Alignment. Any memory Alignment. Any memory that's allocated dynamically via new or malloc is guaranteed to be properly aligned for objects of any type, but buffers that are not allocated dynamically have no such guarantee

It doesn't have to know what type you have in mind, because it's aligning for any type. On any given system, there's a maximum alignment size that's ever necessary or meaningful; for example, a system with four-byte words will likely have a maximum of four-byte alignment.

This is also made clear by the malloc(3) man-page, which says in part:

The malloc() and calloc() functions return a pointer to the allocated memory that is suitably aligned for any kind of variable.

5
votes

The only information that malloc() can use is the size of the request passed to it. In general, it might do something like round up the passed size to the nearest greater (or equal) power of two, and align the memory based on that value. There would likely also be an upper bound on the alignment value, such as 8 bytes.

The above is a hypothetical discussion, and the actual implementation depends on the machine architecture and runtime library that you're using. Maybe your malloc() always returns blocks aligned on 8 bytes and it never has to do anything different.

3
votes

1) Align to the least common multiple of all alignments. e.g. if ints require 4 byte alignment, but pointers require 8, then allocate everything to 8 byte alignment. This causes everything to be aligned.

2) Use the size argument to determine correct alignment. For small sizes you can infer the type, such as malloc(1) (assuming other types sizes are not 1) is always a char. C++ new has the benefit of being type safe and so can always make alignment decisions this way.

2
votes

Previous to C++11 alignment was treated fairly simple by using the largest alignment where exact value was unknown and malloc/calloc still work this way. This means malloc allocation is correctly aligned for any type.

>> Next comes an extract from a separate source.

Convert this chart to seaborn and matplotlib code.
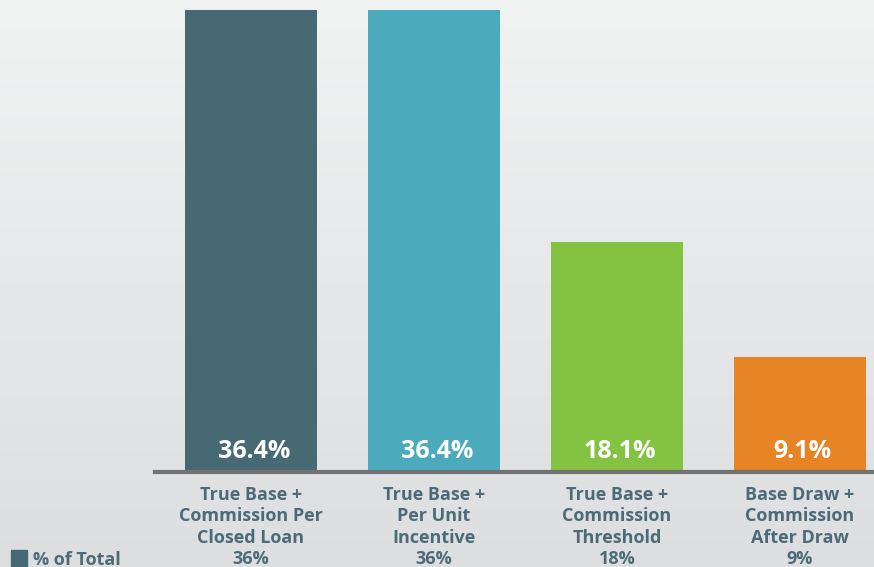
import numpy as np
import pandas as pd
import matplotlib
matplotlib.use("Agg")
import matplotlib.pyplot as plt
from matplotlib.patches import Patch
import seaborn as sns

# data
categories = ["True Base +\nCommission Per\nClosed Loan",
              "True Base +\nPer Unit\nIncentive",
              "True Base +\nCommission\nThreshold",
              "Base Draw +\nCommission\nAfter Draw"]
values = [36.4, 36.4, 18.1, 9.1]
colors = ["#466973", "#4babbc", "#84c341", "#e68426"]
text_color = "#4a6b77"

sns.set_theme(style="white")
plt.rcParams["font.family"] = ["Open Sans", "DejaVu Sans"]

df = pd.DataFrame({"cat": categories, "pct": values})

fig = plt.figure(figsize=(8.74, 5.67), dpi=100)

# background gradient
bg = fig.add_axes([0, 0, 1, 1], zorder=-10)
grad = np.linspace(0, 1, 256).reshape(-1, 1)
cmap = matplotlib.colors.LinearSegmentedColormap.from_list("bg", ["#f1f2f2", "#dddee0"])
bg.imshow(grad, aspect="auto", cmap=cmap, extent=[0, 1, 0, 1], origin="upper")
bg.set_axis_off()

W, H = 874, 567
px = 1 / 183.0
left_px, right_px = 155, 891.5
base_px = 472
ax = fig.add_axes([left_px / W, (H - base_px) / H, (right_px - left_px) / W, base_px / H])
ax.patch.set_alpha(0)

sns.barplot(data=df, x="cat", y="pct", hue="cat", palette=colors, width=132 / 183,
            legend=False, ax=ax, saturation=1, linewidth=0)

ax.set_xlim(-0.5 - 4.5 * px, 3.5)
ax.set_ylim(0, 36.4 * base_px / 462)

for i, v in enumerate(values):
    ax.text(i + 0.015, 1.65, f"{v}%", ha="center", va="center", color="white",
            fontsize=18, fontweight="bold")

ticklabels = [f"{c}\n{round(v)}%" for c, v in zip(categories, values)]
ax.set_xticks(range(len(categories)))
ax.set_xticklabels(ticklabels, fontsize=13, fontweight="bold", color=text_color,
                   linespacing=1.24, va="top")
ax.tick_params(axis="x", length=0, pad=10)
ax.set_yticks([])
ax.set_xlabel("")
ax.set_ylabel("")

for s in ["top", "right", "left"]:
    ax.spines[s].set_visible(False)
ax.spines["bottom"].set_color("#727273")
ax.spines["bottom"].set_linewidth(3)
ax.spines["bottom"].set_zorder(5)

fig.legend(handles=[Patch(color=colors[0])], labels=["% of Total"],
           loc="lower left", bbox_to_anchor=(-0.006, -0.033), frameon=False,
           handlelength=0.9, handleheight=1.2, handletextpad=0.3,
           prop={"size": 13, "weight": "bold"}, labelcolor=text_color)

fig.savefig("out.png", dpi=100)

Wrong alignment may result in undefined behavior according to the standard but I have seen x86 compilers being generous and only punishing with lower performance.

Note that you also can tweak alignment via compiler options or directives. (pragma pack for VisualStudio for example).

But when it comes to placement new, then C++11 brings us new keywords called alignof and alignas. Here is some code which shows the effect if compiler max alignment is greater then 1. The first placement new below is automatically good but not the second.

#include <iostream>
#include <malloc.h>
using namespace std;
int main()
{
        struct A { char c; };
        struct B { int i; char c; };

        unsigned char * buffer = (unsigned char *)malloc(1000000);
        long mp = (long)buffer;

        // First placment new
        long alignofA = alignof(A) - 1;
        cout << "alignment of A: " << std::hex << (alignofA + 1) << endl;
        cout << "placement address before alignment: " << std::hex << mp << endl;
        if (mp&alignofA)
        {
            mp |= alignofA;
            ++mp;
        }
        cout << "placement address after alignment : " << std::hex <<mp << endl;
        A * a = new((unsigned char *)mp)A;
        mp += sizeof(A);

        // Second placment new
        long alignofB = alignof(B) - 1;
        cout << "alignment of B: " <<  std::hex << (alignofB + 1) << endl;
        cout << "placement address before alignment: " << std::hex << mp << endl;
        if (mp&alignofB)
        {
            mp |= alignofB;
            ++mp;
        }
        cout << "placement address after alignment : " << std::hex << mp << endl;
        B * b = new((unsigned char *)mp)B;
        mp += sizeof(B);
}

I guess performance of this code can be improved with some bitwise operations.

EDIT: Replaced expensive modulo computation with bitwise operations. Still hoping that somebody finds something even faster.

1
votes

malloc has no knowledge of what it is allocating for because its parameter is just total size. It just aligns to an alignment that is safe for any object.